_Directions for this task_
Reproduce the listing below exactly, beginning with its first line and ending with the line that holds "const temps = [25, 65, 100, 125];"; pictures are not part of the copy.
** START OF Stored data **
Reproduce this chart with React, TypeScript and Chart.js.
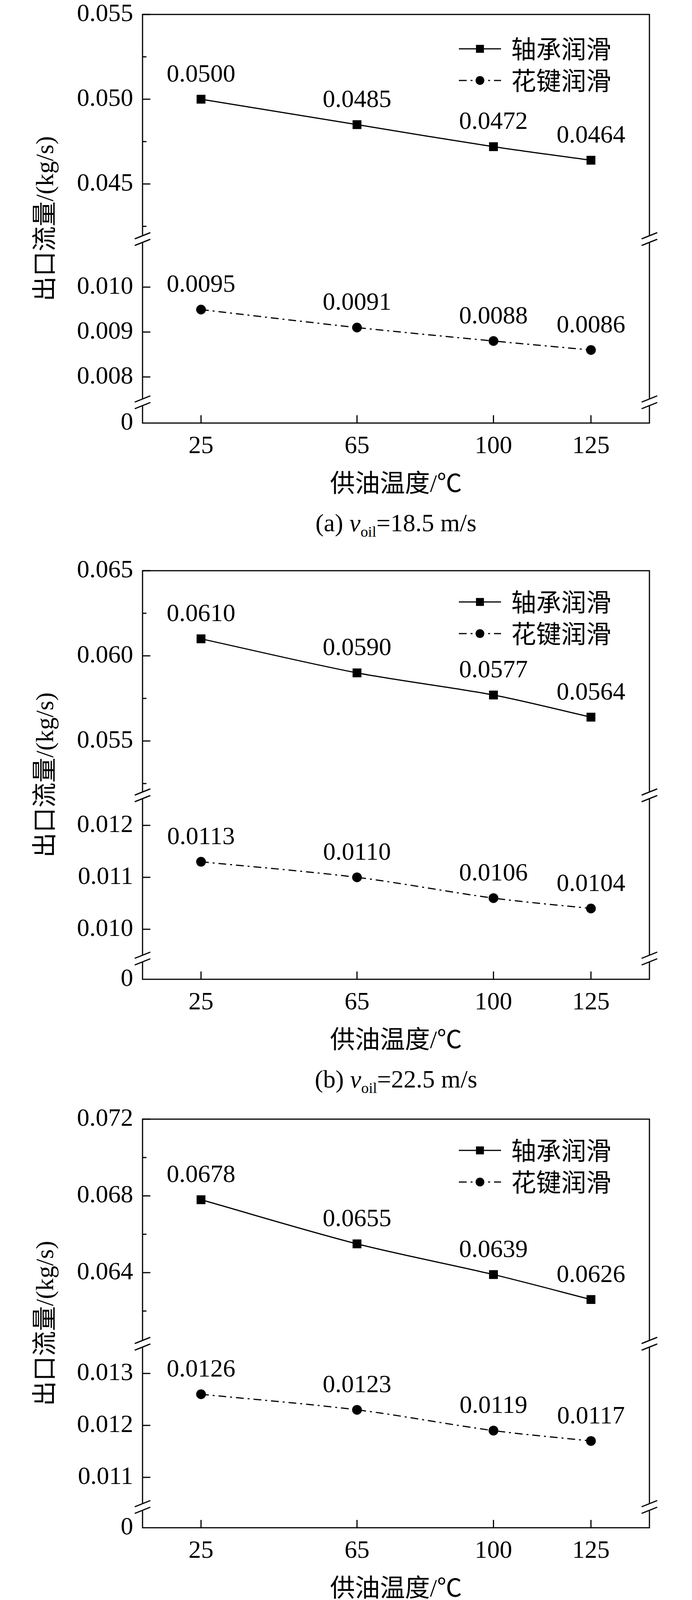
import { useEffect, useRef } from "react";
import { Chart, LinearScale, registerables } from "chart.js";

Chart.register(...registerables);

// supply oil temperature (℃)
const temps = [25, 65, 100, 125];

// outlet flow (kg/s)
const bearingA = [0.05, 0.0485, 0.0472, 0.0464];
const splineA = [0.0095, 0.0091, 0.0088, 0.0086];
const bearingB = [0.061, 0.059, 0.0577, 0.0564];
const splineB = [0.0113, 0.011, 0.0106, 0.0104];
const bearingC = [0.0678, 0.0655, 0.0639, 0.0626];
const splineC = [0.0126, 0.0123, 0.0119, 0.0117];

const seriesNames = ["轴承润滑", "花键润滑"];

// y tick labels and minor ticks per panel
const yTicksA = [0, 0.008, 0.009, 0.01, 0.045, 0.05, 0.055];
const yMinorA = [0.0425, 0.0475, 0.0525];
const yTicksB = [0, 0.01, 0.011, 0.012, 0.055, 0.06, 0.065];
const yMinorB = [0.0525, 0.0575, 0.0625];
const yTicksC = [0, 0.011, 0.012, 0.013, 0.064, 0.068, 0.072];
const yMinorC = [0.062, 0.066, 0.07];

// visible value ranges of the broken y axis (lower part, upper part)
const lowerA = [0.007435, 0.01107];
const upperA = [0.04175, 0.055];
const lowerB = [0.009436, 0.012579];
const upperB = [0.05181, 0.065];
const lowerC = [0.010429, 0.013572];
const upperC = [0.060295, 0.072];

const SERIF = "'Liberation Serif', 'Times New Roman', Times, serif";
const MIXED = "'Liberation Serif', 'Times New Roman', Times, serif, 'Noto Sans CJK SC'";
const CJK = "'Noto Sans CJK SC', sans-serif";

// fraction of the plot height where each part of the broken axis ends
const ZERO_END = 0.0507;
const LOWER_END = 0.4503;

// linear scale with two axis breaks: 0 | lower band | upper band
class BrokenScale extends LinearScale {
  static id = "broken";
  static defaults = LinearScale.defaults;

  getPixelForValue(value: number) {
    const lo = (this.options as any).lower;
    const up = (this.options as any).upper;
    let d;
    if (value <= lo[0]) d = (value / lo[0]) * ZERO_END;
    else if (value <= lo[1])
      d = ZERO_END + ((value - lo[0]) / (lo[1] - lo[0])) * (LOWER_END - ZERO_END);
    else if (value < up[0]) d = LOWER_END;
    else d = LOWER_END + ((value - up[0]) / (up[1] - up[0])) * (1 - LOWER_END);
    return this.getPixelForDecimal(d);
  }

  getValueForPixel(pixel: number) {
    const lo = (this.options as any).lower;
    const up = (this.options as any).upper;
    const d = this.getDecimalForPixel(pixel);
    if (d <= ZERO_END) return (d / ZERO_END) * lo[0];
    if (d <= LOWER_END)
      return lo[0] + ((d - ZERO_END) / (LOWER_END - ZERO_END)) * (lo[1] - lo[0]);
    return up[0] + ((d - LOWER_END) / (1 - LOWER_END)) * (up[1] - up[0]);
  }
}
Chart.register(BrokenScale);

type PanelProps = {
  top: number;
  bearing: number[];
  spline: number[];
  yTicks: number[];
  yMinor: number[];
  lower: number[];
  upper: number[];
  letter: string;
  speed: string;
  legendTop: number;
};

const Panel = (p: PanelProps) => {
  const chartRef = useRef<HTMLCanvasElement>(null);
  const chartInstanceRef = useRef<Chart | null>(null);

  useEffect(() => {
    if (!chartRef.current) return;
    const ctx = chartRef.current.getContext("2d");
    if (!ctx) return;
    if (chartInstanceRef.current) chartInstanceRef.current.destroy();

    const line = (c: CanvasRenderingContext2D, x1: number, y1: number, x2: number, y2: number) => {
      c.beginPath();
      c.moveTo(x1, y1);
      c.lineTo(x2, y2);
      c.stroke();
    };

    // value labels, frame, inward ticks, axis breaks, legend
    const decor = {
      id: "decor",
      afterDatasetsDraw(chart: any) {
        const c: CanvasRenderingContext2D = chart.ctx;
        const { left, right, top, bottom } = chart.chartArea;
        const xs = chart.scales.x;
        const ys = chart.scales.y;
        c.save();

        c.fillStyle = "#000";
        c.font = `64px ${SERIF}`;
        c.textAlign = "center";
        c.textBaseline = "middle";
        chart.data.datasets.forEach((ds: any, i: number) => {
          chart.getDatasetMeta(i).data.forEach((pt: any, j: number) => {
            c.fillText(ds.data[j].y.toFixed(4), pt.x, pt.y - 62);
          });
        });

        c.strokeStyle = "#000";
        c.lineWidth = 3;
        c.lineCap = "butt";
        c.setLineDash([]);
        c.strokeRect(left, top, right - left, bottom - top);

        p.yTicks.forEach((v) => {
          if (v === 0) return;
          const y = ys.getPixelForValue(v);
          line(c, left, y, left + 20, y);
        });
        p.yMinor.forEach((v) => {
          const y = ys.getPixelForValue(v);
          line(c, left, y, left + 10, y);
        });
        temps.forEach((v) => {
          const x = xs.getPixelForValue(v);
          line(c, x, bottom, x, bottom - 20);
        });

        const half = 8.5;
        const dx = 20;
        const dy = 8;
        [p.lower[0], p.upper[0]].forEach((v) => {
          const y = ys.getPixelForValue(v);
          [left, right].forEach((x) => {
            c.fillStyle = "#fff";
            c.beginPath();
            c.moveTo(x - 5, y - half + dy * 0.25);
            c.lineTo(x + 5, y - half - dy * 0.25);
            c.lineTo(x + 5, y + half - dy * 0.25);
            c.lineTo(x - 5, y + half + dy * 0.25);
            c.closePath();
            c.fill();
            line(c, x - dx, y - half + dy, x + dx, y - half - dy);
            line(c, x - dx, y + half + dy, x + dx, y + half - dy);
          });
        });

        // legend
        c.font = `64px ${CJK}`;
        c.textAlign = "left";
        c.fillStyle = "#000";
        chart.data.datasets.forEach((ds: any, i: number) => {
          const y = top + p.legendTop + i * 81;
          const x1 = right - 488;
          const x2 = right - 380;
          const xm = (x1 + x2) / 2;
          c.lineWidth = ds.borderWidth;
          c.setLineDash(ds.borderDash || []);
          line(c, x1, y, x2, y);
          c.setLineDash([]);
          const r = ds.pointRadius * 0.9;
          c.beginPath();
          if (ds.pointStyle === "rect") {
            const s = r * Math.SQRT1_2;
            c.rect(xm - s, y - s, 2 * s, 2 * s);
          } else {
            c.arc(xm, y, r, 0, Math.PI * 2);
          }
          c.fill();
          c.fillText(ds.label, right - 354, y);
        });

        c.restore();
      },
    };

    const chart = new Chart(ctx, {
      type: "line",
      data: {
        datasets: [
          {
            label: seriesNames[0],
            data: temps.map((t, i) => ({ x: t, y: p.bearing[i] })),
            borderColor: "#000",
            backgroundColor: "#000",
            borderWidth: 3,
            pointStyle: "rect",
            pointRadius: 16,
            pointBorderWidth: 0,
            tension: 0.3,
          },
          {
            label: seriesNames[1],
            data: temps.map((t, i) => ({ x: t, y: p.spline[i] })),
            borderColor: "#000",
            backgroundColor: "#000",
            borderWidth: 3,
            borderDash: [20, 10, 5, 10],
            pointStyle: "circle",
            pointRadius: 12.5,
            pointBorderWidth: 0,
            tension: 0.3,
          },
        ],
      },
      options: {
        responsive: true,
        maintainAspectRatio: false,
        animation: false,
        events: [],
        layout: { padding: { top: 37, right: 109, bottom: 0, left: 0 } },
        plugins: {
          legend: { display: false },
          tooltip: { enabled: false },
        },
        scales: {
          x: {
            type: "linear",
            min: 10,
            max: 140,
            afterBuildTicks: (s: any) => {
              s.ticks = temps.map((v) => ({ value: v }));
            },
            afterFit: (s: any) => {
              s.height = 217;
              s.paddingLeft = 0;
              s.paddingRight = 0;
            },
            grid: { display: false, drawTicks: false },
            border: { display: false },
            ticks: {
              color: "#000",
              font: { family: SERIF, size: 64 },
              padding: 22,
              autoSkip: false,
              maxRotation: 0,
              callback: (v: any) => String(v),
            },
            title: {
              display: true,
              text: "供油温度/℃",
              color: "#000",
              font: { family: MIXED, size: 64 },
              padding: { top: 0, bottom: 19 },
            },
          },
          y: {
            type: "broken",
            min: 0,
            max: p.upper[1],
            lower: p.lower,
            upper: p.upper,
            afterBuildTicks: (s: any) => {
              s.ticks = p.yTicks.map((v) => ({ value: v }));
            },
            afterFit: (s: any) => {
              s.width = 365;
              s.paddingTop = 0;
              s.paddingBottom = 0;
            },
            grid: { display: false, drawTicks: false },
            border: { display: false },
            ticks: {
              color: "#000",
              font: { family: SERIF, size: 64 },
              padding: 24,
              autoSkip: false,
              callback: (v: any) => (v === 0 ? "0" : Number(v).toFixed(3)),
            },
            title: {
              display: true,
              text: "出口流量/(kg/s)",
              color: "#000",
              font: { family: MIXED, size: 64 },
              padding: { top: 81, bottom: 0 },
            },
          } as any,
        },
      },
      plugins: [decor],
    });
    chartInstanceRef.current = chart;

    // redraw once the fonts are ready
    let alive = true;
    document.fonts.ready.then(() => {
      if (alive) chart.update();
    });

    return () => {
      alive = false;
      if (chartInstanceRef.current) {
        chartInstanceRef.current.destroy();
        chartInstanceRef.current = null;
      }
    };
  }, [p]);

  return (
    <div style={{ position: "absolute", left: 0, top: p.top, width: 1772 }}>
      <div style={{ position: "relative", width: 1772, height: 1300 }}>
        <canvas ref={chartRef}></canvas>
      </div>
      <div
        style={{
          boxSizing: "border-box",
          width: 1772,
          height: 78,
          lineHeight: "78px",
          paddingLeft: 365,
          paddingRight: 109,
          textAlign: "center",
          fontFamily: SERIF,
          fontSize: 64,
          color: "#000",
        }}
      >
        ({p.letter}) <i>v</i>
        <sub style={{ fontSize: "0.6em", lineHeight: 0 }}>oil</sub>={p.speed} m/s
      </div>
    </div>
  );
};

const panelA = {
  top: 0,
  bearing: bearingA,
  spline: splineA,
  yTicks: yTicksA,
  yMinor: yMinorA,
  lower: lowerA,
  upper: upperA,
  letter: "a",
  speed: "18.5",
  legendTop: 88,
};
const panelB = {
  top: 1424,
  bearing: bearingB,
  spline: splineB,
  yTicks: yTicksB,
  yMinor: yMinorB,
  lower: lowerB,
  upper: upperB,
  letter: "b",
  speed: "22.5",
  legendTop: 80,
};
const panelC = {
  top: 2828,
  bearing: bearingC,
  spline: splineC,
  yTicks: yTicksC,
  yMinor: yMinorC,
  lower: lowerC,
  upper: upperC,
  letter: "c",
  speed: "25",
  legendTop: 80,
};

export default function App() {
  return (
    <div
      style={{
        position: "absolute",
        left: 0,
        top: 0,
        width: 1772,
        height: 4219,
        background: "#fff",
      }}
    >
      <Panel {...panelA} />
      <Panel {...panelB} />
      <Panel {...panelC} />
    </div>
  );
}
** END OF Stored data **
_Response below_
Reproduce this chart with React, TypeScript and Chart.js.
import { useEffect, useRef } from "react";
import { Chart, LinearScale, registerables } from "chart.js";

Chart.register(...registerables);

// supply oil temperature (℃)
const temps = [25, 65, 100, 125];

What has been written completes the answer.